* [Directions]:
Retype each line of the material exactly, please, skipping any picture in it.

* [Available data]:
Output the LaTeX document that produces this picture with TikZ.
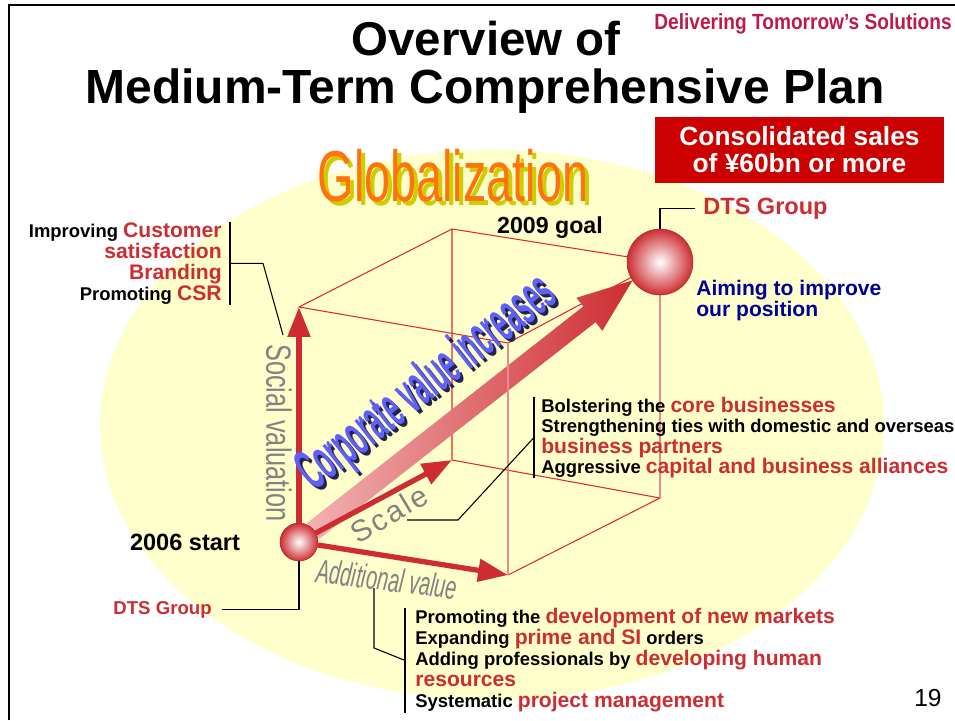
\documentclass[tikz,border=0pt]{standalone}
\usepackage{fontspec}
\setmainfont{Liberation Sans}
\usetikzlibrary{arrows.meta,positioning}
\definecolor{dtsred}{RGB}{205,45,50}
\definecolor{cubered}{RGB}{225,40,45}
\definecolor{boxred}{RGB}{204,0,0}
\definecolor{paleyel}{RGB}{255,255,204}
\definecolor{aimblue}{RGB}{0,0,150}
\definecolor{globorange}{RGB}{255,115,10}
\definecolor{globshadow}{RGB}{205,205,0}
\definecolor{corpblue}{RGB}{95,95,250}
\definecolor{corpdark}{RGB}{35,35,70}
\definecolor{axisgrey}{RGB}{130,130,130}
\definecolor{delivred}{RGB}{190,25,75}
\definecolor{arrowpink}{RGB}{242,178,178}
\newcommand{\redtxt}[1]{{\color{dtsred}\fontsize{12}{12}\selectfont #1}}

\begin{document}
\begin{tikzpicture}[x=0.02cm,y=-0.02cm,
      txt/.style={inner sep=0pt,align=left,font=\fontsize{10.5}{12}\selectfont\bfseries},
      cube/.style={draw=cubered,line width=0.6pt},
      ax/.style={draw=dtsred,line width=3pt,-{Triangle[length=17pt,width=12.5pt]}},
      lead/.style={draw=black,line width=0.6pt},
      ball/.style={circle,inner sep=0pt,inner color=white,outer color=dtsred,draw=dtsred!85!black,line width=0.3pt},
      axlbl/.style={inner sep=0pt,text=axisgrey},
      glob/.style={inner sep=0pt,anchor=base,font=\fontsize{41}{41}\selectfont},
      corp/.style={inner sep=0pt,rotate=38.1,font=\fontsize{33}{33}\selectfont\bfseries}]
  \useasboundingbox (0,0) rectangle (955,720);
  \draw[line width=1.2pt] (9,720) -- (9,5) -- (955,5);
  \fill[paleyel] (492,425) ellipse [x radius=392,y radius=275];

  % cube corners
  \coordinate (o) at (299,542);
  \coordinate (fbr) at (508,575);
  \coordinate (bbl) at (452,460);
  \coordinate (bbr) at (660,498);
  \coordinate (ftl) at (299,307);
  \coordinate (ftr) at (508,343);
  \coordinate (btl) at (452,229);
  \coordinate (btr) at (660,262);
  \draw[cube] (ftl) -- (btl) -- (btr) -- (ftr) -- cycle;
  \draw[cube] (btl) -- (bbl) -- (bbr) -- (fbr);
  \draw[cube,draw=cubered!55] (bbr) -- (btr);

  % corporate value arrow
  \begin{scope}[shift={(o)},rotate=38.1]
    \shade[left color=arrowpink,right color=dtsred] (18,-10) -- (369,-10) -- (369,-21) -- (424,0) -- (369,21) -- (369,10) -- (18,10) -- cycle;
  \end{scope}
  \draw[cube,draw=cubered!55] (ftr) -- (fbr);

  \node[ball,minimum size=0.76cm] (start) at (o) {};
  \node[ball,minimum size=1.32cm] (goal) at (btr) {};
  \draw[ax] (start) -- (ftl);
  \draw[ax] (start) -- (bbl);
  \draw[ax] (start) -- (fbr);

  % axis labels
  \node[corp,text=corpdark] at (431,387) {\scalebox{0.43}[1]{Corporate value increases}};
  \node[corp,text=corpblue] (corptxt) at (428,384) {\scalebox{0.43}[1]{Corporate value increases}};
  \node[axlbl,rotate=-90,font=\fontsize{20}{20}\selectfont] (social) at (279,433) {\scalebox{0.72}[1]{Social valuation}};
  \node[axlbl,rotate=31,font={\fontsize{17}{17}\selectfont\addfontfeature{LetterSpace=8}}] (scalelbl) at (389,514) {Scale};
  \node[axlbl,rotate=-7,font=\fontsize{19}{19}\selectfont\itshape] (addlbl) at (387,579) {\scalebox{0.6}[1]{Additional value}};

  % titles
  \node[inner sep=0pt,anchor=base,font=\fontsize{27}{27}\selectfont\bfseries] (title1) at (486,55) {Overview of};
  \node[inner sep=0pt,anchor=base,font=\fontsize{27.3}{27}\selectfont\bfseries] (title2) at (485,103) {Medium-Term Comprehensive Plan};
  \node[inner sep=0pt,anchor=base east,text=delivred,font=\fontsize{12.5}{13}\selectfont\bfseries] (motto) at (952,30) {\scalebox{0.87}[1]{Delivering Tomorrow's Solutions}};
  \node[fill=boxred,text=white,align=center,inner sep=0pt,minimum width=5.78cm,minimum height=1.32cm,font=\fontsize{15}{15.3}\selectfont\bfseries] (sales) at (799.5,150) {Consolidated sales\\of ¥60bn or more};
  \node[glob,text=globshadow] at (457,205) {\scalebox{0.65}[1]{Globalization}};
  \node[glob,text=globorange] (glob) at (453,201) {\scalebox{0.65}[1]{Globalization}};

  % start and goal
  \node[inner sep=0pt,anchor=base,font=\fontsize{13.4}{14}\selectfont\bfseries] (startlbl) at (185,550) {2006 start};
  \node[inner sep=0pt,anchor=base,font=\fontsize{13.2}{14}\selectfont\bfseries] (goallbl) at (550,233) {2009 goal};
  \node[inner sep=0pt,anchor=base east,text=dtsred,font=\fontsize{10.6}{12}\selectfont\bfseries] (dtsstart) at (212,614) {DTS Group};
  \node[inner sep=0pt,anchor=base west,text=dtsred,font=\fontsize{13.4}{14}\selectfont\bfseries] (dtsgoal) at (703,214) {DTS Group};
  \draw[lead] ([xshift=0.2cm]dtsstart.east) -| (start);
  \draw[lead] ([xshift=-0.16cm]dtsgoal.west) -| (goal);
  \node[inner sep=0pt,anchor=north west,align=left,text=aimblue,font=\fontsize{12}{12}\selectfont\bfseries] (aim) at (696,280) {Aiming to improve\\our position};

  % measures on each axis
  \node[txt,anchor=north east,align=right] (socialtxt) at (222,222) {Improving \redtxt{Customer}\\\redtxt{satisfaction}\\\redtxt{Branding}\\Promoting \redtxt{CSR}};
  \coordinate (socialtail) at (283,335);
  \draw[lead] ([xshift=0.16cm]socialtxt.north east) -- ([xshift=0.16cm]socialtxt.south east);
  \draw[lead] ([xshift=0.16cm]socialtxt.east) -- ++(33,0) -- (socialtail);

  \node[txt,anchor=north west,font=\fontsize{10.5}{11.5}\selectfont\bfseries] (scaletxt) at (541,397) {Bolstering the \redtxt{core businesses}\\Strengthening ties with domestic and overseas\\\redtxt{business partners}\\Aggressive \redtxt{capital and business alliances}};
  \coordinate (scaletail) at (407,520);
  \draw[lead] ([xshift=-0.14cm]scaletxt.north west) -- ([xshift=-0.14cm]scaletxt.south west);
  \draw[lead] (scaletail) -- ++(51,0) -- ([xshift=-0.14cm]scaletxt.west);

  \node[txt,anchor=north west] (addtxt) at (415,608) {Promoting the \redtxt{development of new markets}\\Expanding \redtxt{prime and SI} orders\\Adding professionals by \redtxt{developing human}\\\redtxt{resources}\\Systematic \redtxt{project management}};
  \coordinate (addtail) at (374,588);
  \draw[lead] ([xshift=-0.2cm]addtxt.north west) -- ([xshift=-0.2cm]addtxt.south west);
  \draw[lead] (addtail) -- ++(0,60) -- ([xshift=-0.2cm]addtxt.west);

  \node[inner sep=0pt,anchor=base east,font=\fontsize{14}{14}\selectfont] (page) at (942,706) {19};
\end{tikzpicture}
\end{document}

* [Exercise output]:
Output the LaTeX document that produces this picture with TikZ.
\documentclass[tikz,border=0pt]{standalone}
\usepackage{fontspec}
\setmainfont{Liberation Sans}
\usetikzlibrary{arrows.meta,positioning}
\definecolor{dtsred}{RGB}{205,45,50}
\definecolor{cubered}{RGB}{225,40,45}
\definecolor{boxred}{RGB}{204,0,0}
\definecolor{paleyel}{RGB}{255,255,204}
\definecolor{aimblue}{RGB}{0,0,150}
\definecolor{globorange}{RGB}{255,115,10}
\definecolor{globshadow}{RGB}{205,205,0}
\definecolor{corpblue}{RGB}{95,95,250}
\definecolor{corpdark}{RGB}{35,35,70}
\definecolor{axisgrey}{RGB}{130,130,130}
\definecolor{delivred}{RGB}{190,25,75}
\definecolor{arrowpink}{RGB}{242,178,178}
\newcommand{\redtxt}[1]{{\color{dtsred}\fontsize{12}{12}\selectfont #1}}

\begin{document}
\begin{tikzpicture}[x=0.02cm,y=-0.02cm,
      txt/.style={inner sep=0pt,align=left,font=\fontsize{10.5}{12}\selectfont\bfseries},
      cube/.style={draw=cubered,line width=0.6pt},
      ax/.style={draw=dtsred,line width=3pt,-{Triangle[length=17pt,width=12.5pt]}},
      lead/.style={draw=black,line width=0.6pt},
      ball/.style={circle,inner sep=0pt,inner color=white,outer color=dtsred,draw=dtsred!85!black,line width=0.3pt},
      axlbl/.style={inner sep=0pt,text=axisgrey},
      glob/.style={inner sep=0pt,anchor=base,font=\fontsize{41}{41}\selectfont},
      corp/.style={inner sep=0pt,rotate=38.1,font=\fontsize{33}{33}\selectfont\bfseries}]
  \useasboundingbox (0,0) rectangle (955,720);
  \draw[line width=1.2pt] (9,720) -- (9,5) -- (955,5);
  \fill[paleyel] (492,425) ellipse [x radius=392,y radius=275];

  % cube corners
  \coordinate (o) at (299,542);
  \coordinate (fbr) at (508,575);
  \coordinate (bbl) at (452,460);
  \coordinate (bbr) at (660,498);
  \coordinate (ftl) at (299,307);
  \coordinate (ftr) at (508,343);
  \coordinate (btl) at (452,229);
  \coordinate (btr) at (660,262);
  \draw[cube] (ftl) -- (btl) -- (btr) -- (ftr) -- cycle;
  \draw[cube] (btl) -- (bbl) -- (bbr) -- (fbr);
  \draw[cube,draw=cubered!55] (bbr) -- (btr);

  % corporate value arrow
  \begin{scope}[shift={(o)},rotate=38.1]
    \shade[left color=arrowpink,right color=dtsred] (18,-10) -- (369,-10) -- (369,-21) -- (424,0) -- (369,21) -- (369,10) -- (18,10) -- cycle;
  \end{scope}
  \draw[cube,draw=cubered!55] (ftr) -- (fbr);

  \node[ball,minimum size=0.76cm] (start) at (o) {};
  \node[ball,minimum size=1.32cm] (goal) at (btr) {};
  \draw[ax] (start) -- (ftl);
  \draw[ax] (start) -- (bbl);
  \draw[ax] (start) -- (fbr);

  % axis labels
  \node[corp,text=corpdark] at (431,387) {\scalebox{0.43}[1]{Corporate value increases}};
  \node[corp,text=corpblue] (corptxt) at (428,384) {\scalebox{0.43}[1]{Corporate value increases}};
  \node[axlbl,rotate=-90,font=\fontsize{20}{20}\selectfont] (social) at (279,433) {\scalebox{0.72}[1]{Social valuation}};
  \node[axlbl,rotate=31,font={\fontsize{17}{17}\selectfont\addfontfeature{LetterSpace=8}}] (scalelbl) at (389,514) {Scale};
  \node[axlbl,rotate=-7,font=\fontsize{19}{19}\selectfont\itshape] (addlbl) at (387,579) {\scalebox{0.6}[1]{Additional value}};

  % titles
  \node[inner sep=0pt,anchor=base,font=\fontsize{27}{27}\selectfont\bfseries] (title1) at (486,55) {Overview of};
  \node[inner sep=0pt,anchor=base,font=\fontsize{27.3}{27}\selectfont\bfseries] (title2) at (485,103) {Medium-Term Comprehensive Plan};
  \node[inner sep=0pt,anchor=base east,text=delivred,font=\fontsize{12.5}{13}\selectfont\bfseries] (motto) at (952,30) {\scalebox{0.87}[1]{Delivering Tomorrow's Solutions}};
  \node[fill=boxred,text=white,align=center,inner sep=0pt,minimum width=5.78cm,minimum height=1.32cm,font=\fontsize{15}{15.3}\selectfont\bfseries] (sales) at (799.5,150) {Consolidated sales\\of ¥60bn or more};
  \node[glob,text=globshadow] at (457,205) {\scalebox{0.65}[1]{Globalization}};
  \node[glob,text=globorange] (glob) at (453,201) {\scalebox{0.65}[1]{Globalization}};

  % start and goal
  \node[inner sep=0pt,anchor=base,font=\fontsize{13.4}{14}\selectfont\bfseries] (startlbl) at (185,550) {2006 start};
  \node[inner sep=0pt,anchor=base,font=\fontsize{13.2}{14}\selectfont\bfseries] (goallbl) at (550,233) {2009 goal};
  \node[inner sep=0pt,anchor=base east,text=dtsred,font=\fontsize{10.6}{12}\selectfont\bfseries] (dtsstart) at (212,614) {DTS Group};
  \node[inner sep=0pt,anchor=base west,text=dtsred,font=\fontsize{13.4}{14}\selectfont\bfseries] (dtsgoal) at (703,214) {DTS Group};
  \draw[lead] ([xshift=0.2cm]dtsstart.east) -| (start);
  \draw[lead] ([xshift=-0.16cm]dtsgoal.west) -| (goal);
  \node[inner sep=0pt,anchor=north west,align=left,text=aimblue,font=\fontsize{12}{12}\selectfont\bfseries] (aim) at (696,280) {Aiming to improve\\our position};

  % measures on each axis
  \node[txt,anchor=north east,align=right] (socialtxt) at (222,222) {Improving \redtxt{Customer}\\\redtxt{satisfaction}\\\redtxt{Branding}\\Promoting \redtxt{CSR}};
  \coordinate (socialtail) at (283,335);
  \draw[lead] ([xshift=0.16cm]socialtxt.north east) -- ([xshift=0.16cm]socialtxt.south east);
  \draw[lead] ([xshift=0.16cm]socialtxt.east) -- ++(33,0) -- (socialtail);

  \node[txt,anchor=north west,font=\fontsize{10.5}{11.5}\selectfont\bfseries] (scaletxt) at (541,397) {Bolstering the \redtxt{core businesses}\\Strengthening ties with domestic and overseas\\\redtxt{business partners}\\Aggressive \redtxt{capital and business alliances}};
  \coordinate (scaletail) at (407,520);
  \draw[lead] ([xshift=-0.14cm]scaletxt.north west) -- ([xshift=-0.14cm]scaletxt.south west);
  \draw[lead] (scaletail) -- ++(51,0) -- ([xshift=-0.14cm]scaletxt.west);

  \node[txt,anchor=north west] (addtxt) at (415,608) {Promoting the \redtxt{development of new markets}\\Expanding \redtxt{prime and SI} orders\\Adding professionals by \redtxt{developing human}\\\redtxt{resources}\\Systematic \redtxt{project management}};
  \coordinate (addtail) at (374,588);
  \draw[lead] ([xshift=-0.2cm]addtxt.north west) -- ([xshift=-0.2cm]addtxt.south west);
  \draw[lead] (addtail) -- ++(0,60) -- ([xshift=-0.2cm]addtxt.west);

  \node[inner sep=0pt,anchor=base east,font=\fontsize{14}{14}\selectfont] (page) at (942,706) {19};
\end{tikzpicture}
\end{document}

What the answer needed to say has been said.